A person knows or acts knowingly or with knowledge when he or she is aware of a fact, facts or circumstances or result described by law as being a crime, whether or not the person is aware that the fact, circumstance or result is a crime.
If a person has information which would lead a reasonable person in the same situation to believe that facts exist which are described by law as being a crime, the jury is permitted but not required to find that he or she acted with knowledge.
Acting knowingly or with knowledge also is established if a person acts intentionally.
CP at 37. Brooks did not object to the trial court's instructions.
5. Jury deliberations
While deliberating, the jury submitted the following question to the trial court: "Under Washington State Code, are specific declarations or actions required of an officer of the law for an arrest to have occurred? If so, what are they?" CP at 22. The trial court sent back the following response: "The Court cannot answer your questions. You have the Court's instructions." CP at 22. The jury found Brooks guilty of first degree escape. Brooks appeals.
ANALYSIS I. "Lawful Custody"
Brooks argues there is insufficient evidence to support his first degree escape conviction because the State failed to prove an essential element of first degree escape — that he escaped from lawful custody when Deputy Ley attempted to arrest him based on the electronic DOC warrant. More specifically he contends that (1) there was no valid arrest warrant because the DOC secretary did not sign his arrest warrant and no actual warrant ever issued, and (2) without a lawfully issued warrant, his arrest was unlawful and, therefore, the custody from which he escaped was not lawful. This argument fails.
A. Standard of Review
When reviewing a challenge to the sufficiency of the evidence, we view the evidence in the light most favorable to the State to determine whether any rational trier of fact could have found the essential elements beyond a reasonable doubt. State v. Joy, 121 Wn.2d 333, 338, 851 P.2d 654 (1993); State v. Salinas, 119 Wn.2d 192, 201, 829 P.2d 1068 (1992). Brooks' insufficient evidence claim "admits the truth of the State's evidence and all inferences that reasonably can be drawn therefrom." Salinas, 119 Wn.2d at 201.

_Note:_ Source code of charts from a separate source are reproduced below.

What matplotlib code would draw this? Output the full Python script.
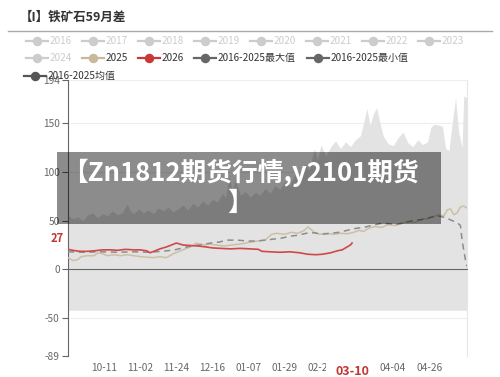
# -*- coding: utf-8 -*-
import numpy as np
import matplotlib
matplotlib.use("Agg")
import matplotlib.pyplot as plt
from matplotlib.lines import Line2D
from matplotlib.patches import Rectangle

plt.rcParams['font.family'] = ['Noto Sans CJK SC', 'DejaVu Sans']

# ---- data (x = days from start of the season window) ----
tick_days = [22, 44, 66, 88, 110, 132, 154, 176, 198, 220]
tick_labels = ['10-11', '11-02', '11-24', '12-16', '01-07', '01-29', '02-20', '03-14', '04-04', '04-26']
y_ticks = [-89, -50, 0, 50, 100, 150, 194]

# 2016-2025 max envelope
max_days = [0, 3, 6, 9, 12, 15, 18, 21, 24, 27, 30, 33, 36, 38, 40, 43, 46, 49, 52, 55,
            58, 61, 64, 67, 70, 73, 76, 79, 82, 85, 88, 91, 94, 96, 98, 100, 102, 105, 108, 111,
            114, 117, 120, 123, 126, 129, 132, 135, 138, 141, 144, 147, 150, 152, 154, 157, 160, 163, 166, 169,
            172, 175, 178, 180, 182, 184, 186, 188, 190, 192, 195, 198, 201, 204, 207, 210, 213, 216, 219, 221,
            223, 226, 228, 230, 232, 234, 236, 238, 240, 241, 243]
max_vals = [55, 52, 54, 50, 56, 58, 53, 57, 55, 60, 56, 58, 67, 60, 57, 62, 58, 61, 57, 63,
            60, 64, 59, 62, 66, 61, 68, 64, 70, 66, 72, 69, 78, 74, 96, 82, 92, 76, 80, 74,
            79, 76, 83, 78, 86, 82, 90, 86, 97, 92, 108, 102, 124, 112, 128, 116, 126, 132, 124, 131,
            126, 133, 137, 150, 165, 148, 160, 166, 150, 137, 129, 127, 135, 141, 130, 126, 133, 128, 131, 146,
            149, 148, 147, 124, 122, 150, 176, 140, 125, 178, 176]
# 2016-2025 min envelope (flat)
band_min = -42

# 2026
y2026_days = [0, 3, 7, 12, 16, 21, 26, 30, 35, 40, 44, 48, 50, 53, 56, 60, 63, 66, 70, 74,
              79, 84, 88, 93, 99, 105, 111, 116, 118, 123, 129, 135, 141, 146, 151, 155, 160, 164, 167, 169,
              172, 173]
y2026_vals = [20.5, 19.5, 18.5, 18.5, 19, 20, 20, 19.5, 20.5, 20, 20, 19, 17, 19, 21, 23, 25, 27, 25, 24.5,
              24, 23, 22, 21.5, 21, 21.5, 21, 20.5, 18.5, 18, 17.5, 18, 17, 15.5, 15, 15.5, 17, 19, 20, 22,
              25, 27]

# 2025
y2025_days = [0, 3, 6, 8, 12, 16, 18, 21, 24, 28, 32, 36, 40, 44, 48, 52, 56, 60, 62, 64,
              67, 70, 73, 76, 78, 80, 83, 86, 90, 95, 100, 105, 110, 115, 120, 122, 124, 127, 132, 136,
              140, 144, 146, 148, 150, 153, 157, 162, 166, 170, 174, 177, 180, 183, 187, 191, 195, 199, 203, 207,
              211, 215, 219, 222, 226, 229, 231, 233, 235, 237, 239, 241, 243]
y2025_vals = [12, 9, 10, 13, 14, 14, 17, 16, 14, 15, 14, 15, 14, 13, 12.5, 12, 13, 12, 14, 16,
              18, 20, 22, 24, 27, 26, 25, 26, 25, 24, 25, 26, 27.5, 29, 30, 33, 36, 37, 36, 38,
              37, 40, 43.5, 41, 38, 36, 37, 36, 37, 36.5, 38, 40, 39, 42, 44, 43, 46, 45, 47, 49,
              48, 51, 52, 54, 56, 55, 61, 62, 56, 58, 64, 65, 63]

# 2016-2025 mean
mean_days = [0, 10, 20, 30, 40, 50, 60, 65, 70, 75, 80, 87, 92, 97, 103, 110, 115, 120, 125, 130,
             135, 140, 145, 150, 155, 160, 165, 170, 175, 180, 185, 190, 195, 200, 205, 210, 215, 220, 225, 230,
             234, 237, 239, 240, 242, 243]
mean_vals = [18, 17.5, 18, 17.5, 18, 17.5, 19, 20, 22, 24, 25, 27, 28, 30, 30, 29, 29, 30, 31, 32,
             34, 35, 37, 37.5, 36, 37, 38, 40, 42, 43, 45, 47, 47, 46, 48, 50, 51, 53, 55, 53,
             50, 48, 45, 30, 10, 3]

current_day = 173
current_label = '03-10'
current_value = 27

legend_rows = [
    [('2016', '#cccccc', '#cccccc'), ('2017', '#cccccc', '#cccccc'), ('2018', '#cccccc', '#cccccc'),
     ('2019', '#cccccc', '#cccccc'), ('2020', '#cccccc', '#cccccc'), ('2021', '#cccccc', '#cccccc'),
     ('2022', '#cccccc', '#cccccc'), ('2023', '#cccccc', '#cccccc')],
    [('2024', '#cccccc', '#cccccc'), ('2025', '#c9b99c', '#333333'), ('2026', '#c8383a', '#333333'),
     ('2016-2025最大值', '#666666', '#333333'), ('2016-2025最小值', '#666666', '#333333')],
    [('2016-2025均值', '#555555', '#333333')],
]
legend_x = [[37, 93, 149, 205, 261, 317, 373, 429], [37, 93, 149, 205, 318], [35]]
legend_y = [41, 58, 76]

W, H = 500, 377


def fx(px):
    return px / W


def fy(py):
    return 1 - py / H


def main():
    fig = plt.figure(figsize=(5, 3.77), dpi=100)
    ax = fig.add_axes([fx(68), fy(356), fx(467) - fx(68), fy(80.4) - fy(356)])

    ax.fill_between(max_days, band_min, max_vals, color='#e3e3e3', lw=0, zorder=1)
    ax.plot(y2025_days, y2025_vals, color='#cdbfa5', lw=1.1, zorder=3)
    ax.plot(mean_days, mean_vals, color='#8c8c8c', lw=1.1, ls=(0, (4, 3)), zorder=4)
    ax.plot(y2026_days, y2026_vals, color='#d04848', lw=1.2, zorder=5)

    ax.set_xlim(0, 243)
    ax.set_ylim(-89, 194)
    ax.set_yticks(y_ticks)
    ax.set_yticklabels([str(v) for v in y_ticks])
    ax.tick_params(axis='y', length=4, color='#666666', labelcolor='#666666', labelsize=7.3, pad=2)
    ax.set_axisbelow(True)
    ax.grid(axis='y', color='#eeeeee', lw=0.8)

    ax.spines['top'].set_visible(False)
    ax.spines['right'].set_color('#e6e6e6')
    ax.spines['left'].set_color('#666666')
    ax.spines['bottom'].set_position(('data', 0))
    ax.spines['bottom'].set_color('#666666')
    ax.set_xticks(tick_days)
    ax.tick_params(axis='x', direction='out', length=4, color='#666666', labelbottom=False)

    sec = ax.secondary_xaxis('bottom')
    sec.set_xticks(tick_days, tick_labels)
    sec.tick_params(length=0, labelsize=7.3, colors='#666666', pad=5)
    sec.spines['bottom'].set_visible(False)

    # current-date / current-value labels
    ax.annotate(current_label, xy=(current_day, 0), xycoords=('data', 'axes fraction'),
                xytext=(0, -11), textcoords='offset points', ha='center', va='center',
                color='#c23531', fontsize=9, fontweight='bold',
                bbox=dict(boxstyle='square,pad=0.75', fc='white', ec='none'), zorder=10,
                annotation_clip=False)
    ax.annotate(str(current_value), xy=(0, current_value), xycoords=('axes fraction', 'data'),
                xytext=(-3, 3), textcoords='offset points', ha='right', va='center',
                color='#c23531', fontsize=8, fontweight='bold',
                bbox=dict(boxstyle='square,pad=0.2', fc='white', ec='none'), zorder=10,
                annotation_clip=False)

    # title + separator
    fig.text(fx(20), fy(17), '【I】铁矿石59月差', fontsize=9, fontweight='bold', color='#333333',
             va='center', ha='left')
    fig.add_artist(Line2D([fx(8), fx(492)], [fy(31), fy(31)], color='#aaaaaa', lw=1,
                          transform=fig.transFigure))

    # legend
    for row, xs, py in zip(legend_rows, legend_x, legend_y):
        for (label, mcol, tcol), px in zip(row, xs):
            fig.add_artist(Line2D([fx(px - 11), fx(px + 11)], [fy(py), fy(py)], color=mcol, lw=1.6,
                                  transform=fig.transFigure))
            fig.add_artist(Line2D([fx(px)], [fy(py)], color=mcol, marker='o', markersize=5.8,
                                  transform=fig.transFigure))
            fig.text(fx(px + 13), fy(py), label, fontsize=7.2, color=tcol, va='center', ha='left')

    # overlay banner
    fig.add_artist(Rectangle((fx(57), fy(224)), fx(441) - fx(57), fy(152) - fy(224),
                             transform=fig.transFigure, color='black', alpha=0.45, lw=0, zorder=20))
    fig.text(fx(240), fy(188), '【Zn1812期货行情,y2101期货\n】', fontsize=18.5, fontweight='bold',
             color='white', ha='center', va='center', multialignment='center', linespacing=1.15,
             zorder=21)

    fig.savefig('out.png', dpi=100)


if __name__ == '__main__':
    main()
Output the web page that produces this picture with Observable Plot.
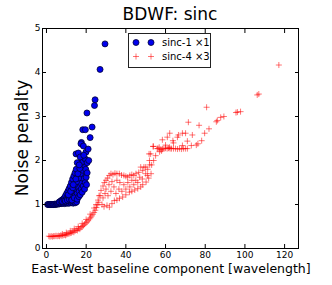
<!DOCTYPE html>
<html>
<head>
<meta charset="utf-8">
<script src="https://cdn.jsdelivr.net/npm/d3@7"></script>
<script src="https://cdn.jsdelivr.net/npm/@observablehq/plot@0.6"></script>
<style>
  body { margin: 0; background: #fff; font-family: "DejaVu Sans", sans-serif; }
  #wrap { position: relative; width: 332px; height: 285px; overflow: hidden; }
  .lbl { position: absolute; white-space: nowrap; color: #000; }
</style>
</head>
<body>
<div id="wrap"></div>
<script>
const titleText = "BDWF: sinc";
const xLabel = "East-West baseline component [wavelength]";
const yLabel = "Noise penalty";
const seriesNames = ["sinc-1 \u00d71", "sinc-4 \u00d73"];
const xTicks = [0, 20, 40, 60, 80, 100, 120];
const yTicks = [0, 1, 2, 3, 4, 5];

// series 1: sinc-1 x1 (blue dots)
const blueX = [0.6,1.0,1.4,1.8,2.2,2.6,3.0,3.4,3.8,4.2,4.6,5.0,5.4,5.8,6.2,6.6,7.0,7.4,7.8,8.2,8.6,9.0,9.4,9.8,10.2,10.6,11.0,11.5,12.0,12.5,13.0,13.5,14.0,14.6,15.2,
  6.5,7.2,7.8,8.4,9.0,9.6,10.2,10.8,11.4,12.0,12.6,13.2,13.8,14.4,15.0,
  8.0,9.0,10.0,11.0,12.0,13.0,14.0,15.0,16.0,17.0,18.0,19.0,
  9.5,10.5,11.5,12.5,13.5,14.5,15.5,16.5,17.5,18.5,19.5,20.0,
  11.0,12.2,13.3,14.2,15.2,16.2,17.2,18.2,19.0,19.8,
  12.8,14.0,15.5,16.3,17.0,18.0,19.2,20.2,
  13.5,14.8,15.8,16.8,17.6,18.4,19.2,20.5,
  14.9,15.5,16.1,17.0,17.6,17.4,18.6,19.8,19.9,21.0,16.5,18.8,20.5,21.3,
  18.3,19.6,22.0,23.0,20.4,24.2,24.5,27.0,29.5];
const blueY = [1.0,1.0,1.0,1.0,1.0,1.0,1.0,1.0,1.0,1.01,1.0,1.01,1.01,1.02,1.01,1.02,1.03,1.02,1.04,1.03,1.05,1.02,1.04,1.03,1.05,1.03,1.04,1.03,1.05,1.04,1.06,1.03,1.05,1.04,1.06,
  1.06,1.08,1.10,1.12,1.15,1.20,1.25,1.30,1.36,1.42,1.50,1.58,1.65,1.72,1.80,
  1.07,1.09,1.12,1.15,1.20,1.25,1.30,1.35,1.40,1.50,1.60,1.70,
  1.08,1.10,1.12,1.14,1.18,1.20,1.25,1.30,1.35,1.42,1.50,1.62,
  1.22,1.30,1.38,1.45,1.52,1.60,1.70,1.78,1.88,1.80,
  1.10,1.15,1.12,1.18,1.22,1.28,1.35,1.45,
  1.45,1.58,1.70,1.82,1.95,1.98,2.05,1.72,
  2.15,1.95,2.17,2.08,2.41,2.38,2.33,2.02,2.19,2.26,1.90,2.12,1.95,2.00,
  2.70,2.70,2.52,2.76,3.08,3.25,3.38,4.07,4.65];

// series 2: sinc-4 x3 (red pluses)
const redX = [1.2,1.8,2.4,3.0,3.6,4.2,4.8,5.4,6.0,6.6,7.2,7.8,8.4,9.0,9.6,10.2,10.8,11.4,12.0,12.6,13.2,13.8,14.4,15.0,15.6,16.2,16.8,17.4,18.0,18.6,19.2,19.8,20.4,21.0,21.6,22.2,22.8,23.4,24.0,24.6,25.2,25.8,26.4,
  8,10,12,14,16,18,20,22,24,25,26,27,
  26.5,27.5,28.5,29.2,30,30.8,31.6,32.5,33.5,34.5,35.5,36.7,37.8,39,40,40.9,42,43,44,45.1,46.5,48.5,50,51.9,
  28,29,30.5,31.7,33,34.2,35.5,36.8,38.4,40,41.8,43,44.5,46,47.5,48.5,50.2,51.5,52.7,
  28.5,29.5,30,31,31.5,32.5,33,34,35,35.5,36.5,37,38,39,40,41,42,43,44,45,46,47,47.5,48.3,49.1,50.9,50,51.7,52.5,53.9,53.7,55,55.8,56.2,53,54,51,52,
  57.6,58.5,59.2,60,60.8,61.5,62.3,63,64,65,66,67,68,69,70,71,57,58,
  58.4,60.9,62.1,63.7,66,66.5,68.5,70.1,68.5,71,71.5,73,73.5,76.9,76.3,75.5,78.2,79.7,81.9,80.7,86.1,85.6,87.8,89.4,96.2,95.5,97.8,106.2,107,117.1,60,64,62,56.8];
const redY = [0.28,0.27,0.28,0.27,0.28,0.28,0.29,0.28,0.29,0.28,0.30,0.29,0.30,0.31,0.30,0.32,0.33,0.34,0.35,0.36,0.38,0.37,0.40,0.42,0.41,0.45,0.44,0.48,0.50,0.52,0.55,0.58,0.60,0.63,0.67,0.70,0.74,0.78,0.82,0.87,0.93,0.99,1.05,
  0.33,0.36,0.40,0.45,0.50,0.57,0.66,0.78,0.92,1.00,1.10,1.20,
  1.20,1.32,1.42,1.50,1.55,1.60,1.66,1.70,1.68,1.71,1.70,1.70,1.67,1.66,1.64,1.62,1.66,1.68,1.66,1.70,1.73,1.77,1.85,2.00,
  1.00,0.95,0.98,0.94,1.02,1.09,1.10,1.14,1.17,1.22,1.28,1.30,1.33,1.36,1.40,1.45,1.51,1.60,1.70,
  1.15,1.25,1.35,1.20,1.45,1.30,1.52,1.40,1.25,1.55,1.35,1.50,1.30,1.45,1.35,1.50,1.40,1.55,1.45,1.55,1.50,1.62,1.85,1.58,1.85,1.66,1.70,2.15,2.15,2.32,2.32,2.11,2.27,2.27,1.90,2.00,1.80,1.90,
  2.25,2.26,2.27,2.28,2.27,2.28,2.27,2.27,2.27,2.27,2.26,2.27,2.26,2.27,2.27,2.27,2.20,2.22,
  2.47,2.53,2.62,2.45,2.53,2.58,2.62,2.62,2.34,2.44,2.87,2.34,2.58,2.80,2.38,2.35,2.45,2.62,2.72,3.21,2.91,2.88,2.98,3.00,3.10,3.09,3.11,3.49,3.51,4.17,2.35,2.40,2.30,2.30];

const blue = blueX.map((x, i) => ({x, y: blueY[i]}));
const red = redX.map((x, i) => ({x, y: redY[i]}));

const thinPlus = {
  draw(ctx, size) {
    const r = Math.sqrt(size) / 2;
    ctx.moveTo(-r, 0); ctx.lineTo(r, 0);
    ctx.moveTo(0, -r); ctx.lineTo(0, r);
  }
};

const tickFont = 9;
const chart = Plot.plot({
  width: 332,
  height: 285,
  marginLeft: 42,
  marginRight: 34,
  marginTop: 28,
  marginBottom: 37,
  style: {fontFamily: "DejaVu Sans, sans-serif", fontSize: tickFont + "px", color: "#000", background: "#fff"},
  x: {domain: [-2, 127]},
  y: {domain: [0, 5]},
  marks: [
    Plot.dot(red, {x: "x", y: "y", symbol: thinPlus, r: 3.4, fill: "none", stroke: "#ff0000", strokeOpacity: 0.55, strokeWidth: 1}),
    Plot.dot(blue, {x: "x", y: "y", r: 3, fill: "#0000ee", stroke: "#000033", strokeWidth: 0.8}),
    Plot.frame({stroke: "#000", strokeWidth: 1}),
    Plot.axisX(xTicks, {anchor: "bottom", tickSize: 0, tickPadding: 3, label: null, fontSize: tickFont}),
    Plot.axisX(xTicks, {anchor: "bottom", tickSize: -4, tickFormat: () => "", label: null}),
    Plot.axisX(xTicks, {anchor: "top", tickSize: -4, tickFormat: () => "", label: null}),
    Plot.axisY(yTicks, {anchor: "left", tickSize: 0, tickPadding: 2, label: null, fontSize: tickFont}),
    Plot.axisY(yTicks, {anchor: "left", tickSize: -4, tickFormat: () => "", label: null}),
    Plot.axisY(yTicks, {anchor: "right", tickSize: -4, tickFormat: () => "", label: null})
  ]
});

const wrap = document.getElementById("wrap");
chart.style.position = "absolute";
chart.style.left = "0px";
chart.style.top = "0px";
wrap.appendChild(chart);

function addLabel(text, css) {
  const d = document.createElement("div");
  d.className = "lbl";
  d.textContent = text;
  Object.assign(d.style, css);
  wrap.appendChild(d);
  return d;
}

// title
addLabel(titleText, {left: "170px", top: "4px", fontSize: "17px", transform: "translateX(-50%)"});
// x label
addLabel(xLabel, {left: "171px", top: "261px", fontSize: "12.5px", transform: "translateX(-50%)"});
// y label
addLabel(yLabel, {left: "22px", top: "138px", fontSize: "17px", transform: "translate(-50%, -50%) rotate(-90deg)"});

// legend
const ns = "http://www.w3.org/2000/svg";
const leg = document.createElementNS(ns, "svg");
leg.setAttribute("width", "86");
leg.setAttribute("height", "36");
leg.style.position = "absolute";
leg.style.left = "128px";
leg.style.top = "33px";
leg.innerHTML = `
  <rect x="0.5" y="0.5" width="82" height="34" fill="#fff" stroke="#222" stroke-width="1"/>
  <circle cx="8" cy="9.5" r="3" fill="#0000ee" stroke="#000033" stroke-width="0.8"/>
  <circle cx="23" cy="9.5" r="3" fill="#0000ee" stroke="#000033" stroke-width="0.8"/>
  <path d="M5,23.5h6M8,20.5v6M20,23.5h6M23,20.5v6" stroke="#ff0000" stroke-opacity="0.55" fill="none"/>
  <text x="34" y="13" font-size="10" font-family="DejaVu Sans, sans-serif">${seriesNames[0]}</text>
  <text x="34" y="27" font-size="10" font-family="DejaVu Sans, sans-serif">${seriesNames[1]}</text>
`;
wrap.appendChild(leg);
</script>
</body>
</html>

B. Elements of First Degree Escape
RCW 9A.76.110(1) provides: "A person is guilty of escape in the first degree if he or she knowingly escapes from custody or a detention facility while being detained pursuant to a conviction of a felony or an equivalent juvenile offense." Thus, first degree escape has two elements: (1) detention pursuant to a felony conviction, and (2) escape from either custody or a detention facility. State v. Walls, 106 Wn. App. 792, 795, 25 P.3d 1052 (2001).
Brooks does not challenge the first element — that he had been in prison and was then on community custody for a felony conviction. Rather, Brooks challenges the second element — he argues that the State did not prove he escaped from "custody" because he was arrested on an unlawful or non-existent warrant, which rendered his arrest unlawful. He bases his argument primarily on his interpretation of RCW 9.94A.740.
Because we hold that Deputy Ley had a right to arrest Brooks on the electronic DOC warrant, regardless of its legality as a court might later determine it to be invalid, we do not address the validity of the DOC warrant, including Brooks' argument based on interpretation of what RCW 9.94A.740 requires for a DOC warrant to issue.
C. Arrest on DOC Warrant
In a similar first degree escape case, Division Three of our court held that a defendant arrested on an outstanding felony warrant for violating the conditions of his community placement was, therefore, "detained pursuant to a felony conviction" and "escaped from custody" when he "bolted" following his arrest. Walls, 106 Wn. App. at 794; see also State v. Solis, 38 Wn. App. 484, 486-87, 685 P.2d 672 (1984) (affirming first degree escape conviction, where defendant ran away from officer attempting to arrest him on a parole violation warrant). The court affirmed his first degree escape conviction. Walls, 106 Wn. App. at 794.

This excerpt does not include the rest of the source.